Many people know about the problem of overregulation, with governments consistently adding more rules aimed at controlling a larger portion of our lives. But that’s only the tip of the iceberg. A new report published by the Mackinac Center takes aim at one of the most serious consequences of overregulation: Unelected bureaucrats have the power to define criminal behavior.
This happens when the Legislature authorizes a government office or department to write and publish (“promulgate”) rules related to a law and then declare that anyone who violates the law or its related rules is guilty of a crime. Since regulators write the rules, this effectively means that they determine what is criminal activity and what is not. This is not how representative government is supposed to work, but it is a common practice with a long history.
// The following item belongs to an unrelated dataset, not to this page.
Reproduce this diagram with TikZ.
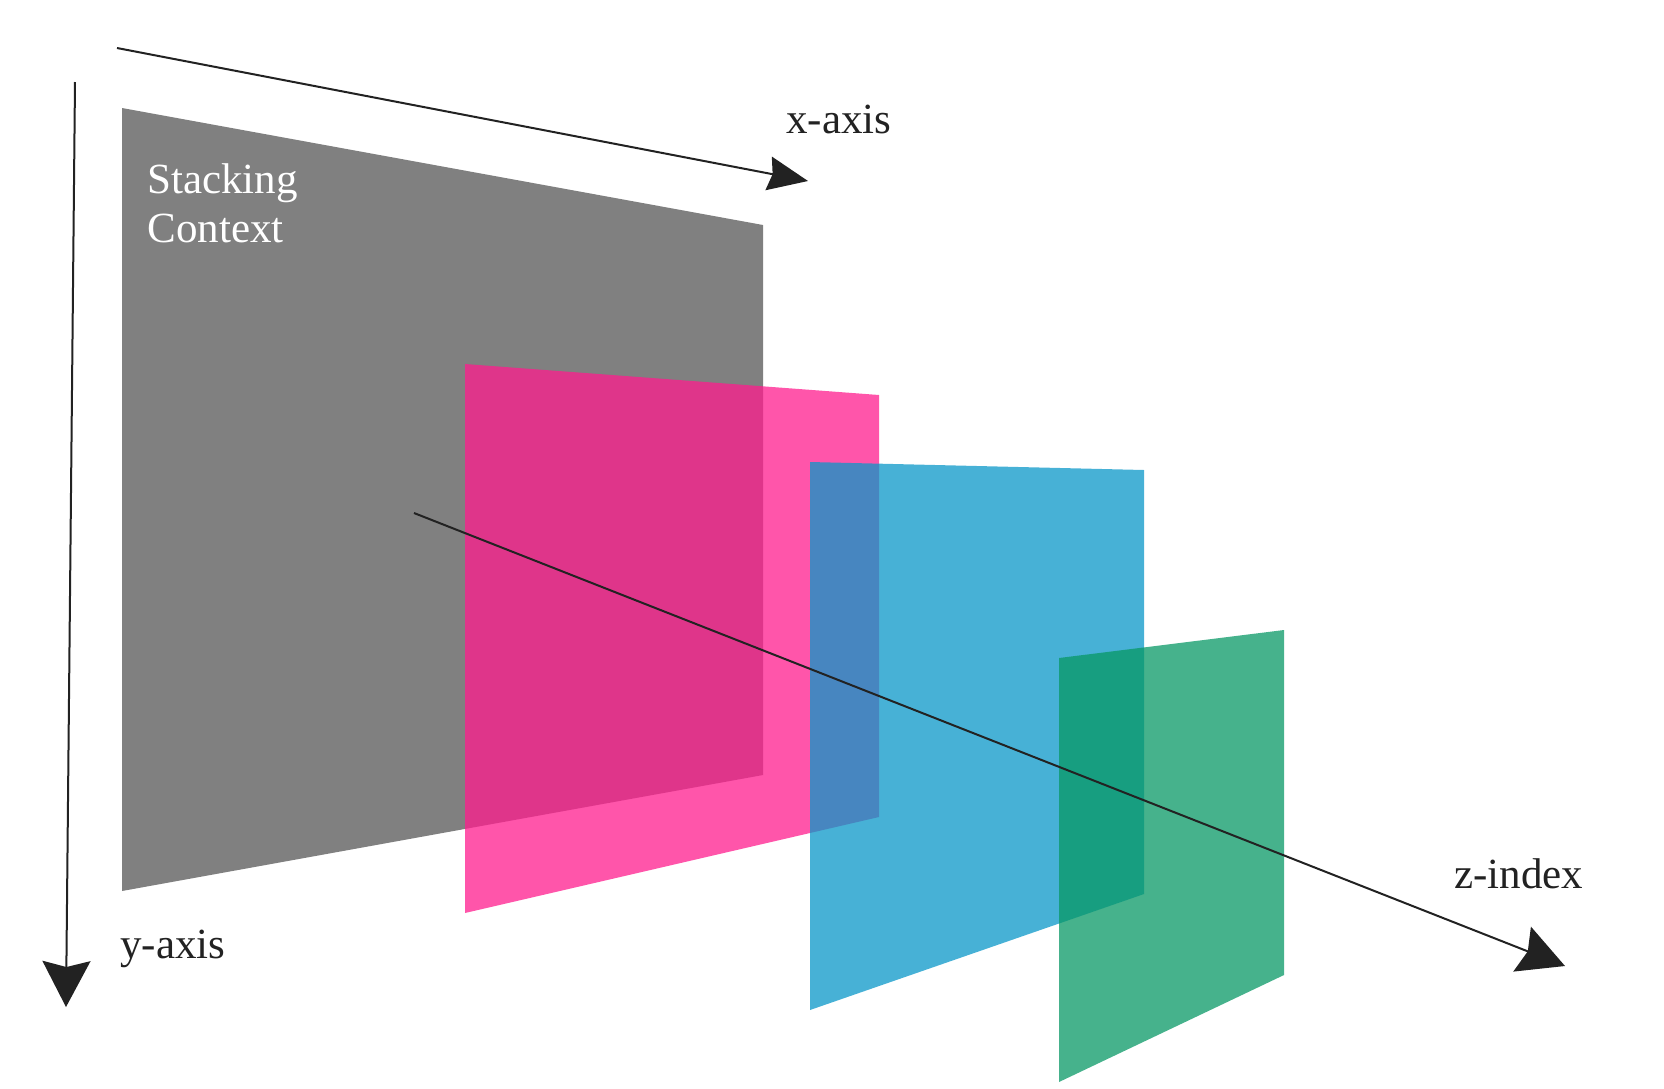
\documentclass[tikz,border=0pt]{standalone}
\usepackage{fontspec}
\setmainfont{Liberation Serif}
\usepackage{tikz}
\usetikzlibrary{arrows.meta}
\definecolor{ctxgray}{HTML}{808080}
\definecolor{layerpink}{HTML}{FF1C8E}
\definecolor{layerblue}{HTML}{0A97C8}
\definecolor{layergreen}{HTML}{089865}
\definecolor{axisink}{HTML}{222222}

\begin{document}
\begin{tikzpicture}[x=0.5pt,y=-0.5pt,
		plane/.style={draw=none,fill opacity=0.75},
		axisline/.style={draw=axisink,line width=1pt,-{Stealth[length=23pt,width=24pt,inset=3pt]}},
		lbl/.style={font=\fontsize{21.5}{24.5}\selectfont,anchor=base west,inner sep=0pt,text=axisink},
	]
	\useasboundingbox (0,0) rectangle (1664,1088);
	% layers, back to front
	\fill[ctxgray] (122,108) -- (763,225) -- (763,775) -- (122,891) -- cycle;
	\fill[plane,layerpink] (465,364) -- (879,395) -- (879,817) -- (465,913) -- cycle;
	\fill[plane,layerblue] (810,462) -- (1144,470) -- (1144,894) -- (810,1010) -- cycle;
	\fill[plane,layergreen] (1059,658) -- (1284,630) -- (1284,975) -- (1059,1082) -- cycle;
	% axes
	\coordinate (xstart) at (117,48);
	\coordinate (xend) at (808,181);
	\coordinate (ystart) at (75,82);
	\coordinate (yend) at (66,1007);
	\coordinate (zstart) at (414,513);
	\coordinate (zend) at (1565,966);
	\draw[axisline,-{Stealth[length=20pt,width=17pt,inset=2pt]}] (xstart) -- (xend);
	\draw[axisline] (ystart) -- (yend);
	\draw[axisline] (zstart) -- (zend);
	% labels
	\node[lbl] (xlbl) at (786,133) {x-axis};
	\node[lbl] (ylbl) at (120,958) {y-axis};
	\node[lbl] (zlbl) at (1454,888) {z-index};
	\node[lbl,text=white] (ctx1) at (147,193) {Stacking};
	\node[lbl,text=white] (ctx2) at (147,242) {Context};
\end{tikzpicture}
\end{document}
There are, however, even more fundamental problems with letting administrative agencies define criminal behavior. One of those problems develops because many of Michigan’s administrative rules are outdated and incomprehensible. The study highlights several that are so outdated and miscategorized that it is impossible to know if they still apply, leaving people unsure of whether their behavior could be deemed illegal.
Other rules are poorly written, being either ill-defined or overly precise. Ill-defined or vague rules make it difficult for residents to know if the rule applies to them and if they satisfy it. These determinations must be left to a regulator, which subjects Michiganders to being made criminally liable to the whims of unelected bureaucrats. Overly precise rules, meanwhile, make compliance virtually impossible and enforcement equally so. Again, the end result is that unelected bureaucrats get to determine which rules really need to be followed and which ones need not be. This undermines the rule of law.
Allowing administrative rules to carry criminal sanctions empowers Michigan’s state bureaucracy in other ways. The study explains how state agencies can issue “variances,” which are authorized exceptions to certain rules. By issuing variances, regulators determine who gets a pass from following the rules. In some cases, state agencies also adjudicate their own rules, meaning that unelected bureaucrats decide when someone has violated a rule. So much for separation of powers.
Our new study goes into much more detail about this problem and offers several ways to begin remedying this issue. A thorough review of the existing administrative rules is a needed first step; the study unearthed many rules that were incorrectly labeled, outdated or confusing. Lawmakers should review the rules, and after they do so, take back their power to define criminal actions. This is a grave power and should be reserved for elected representatives.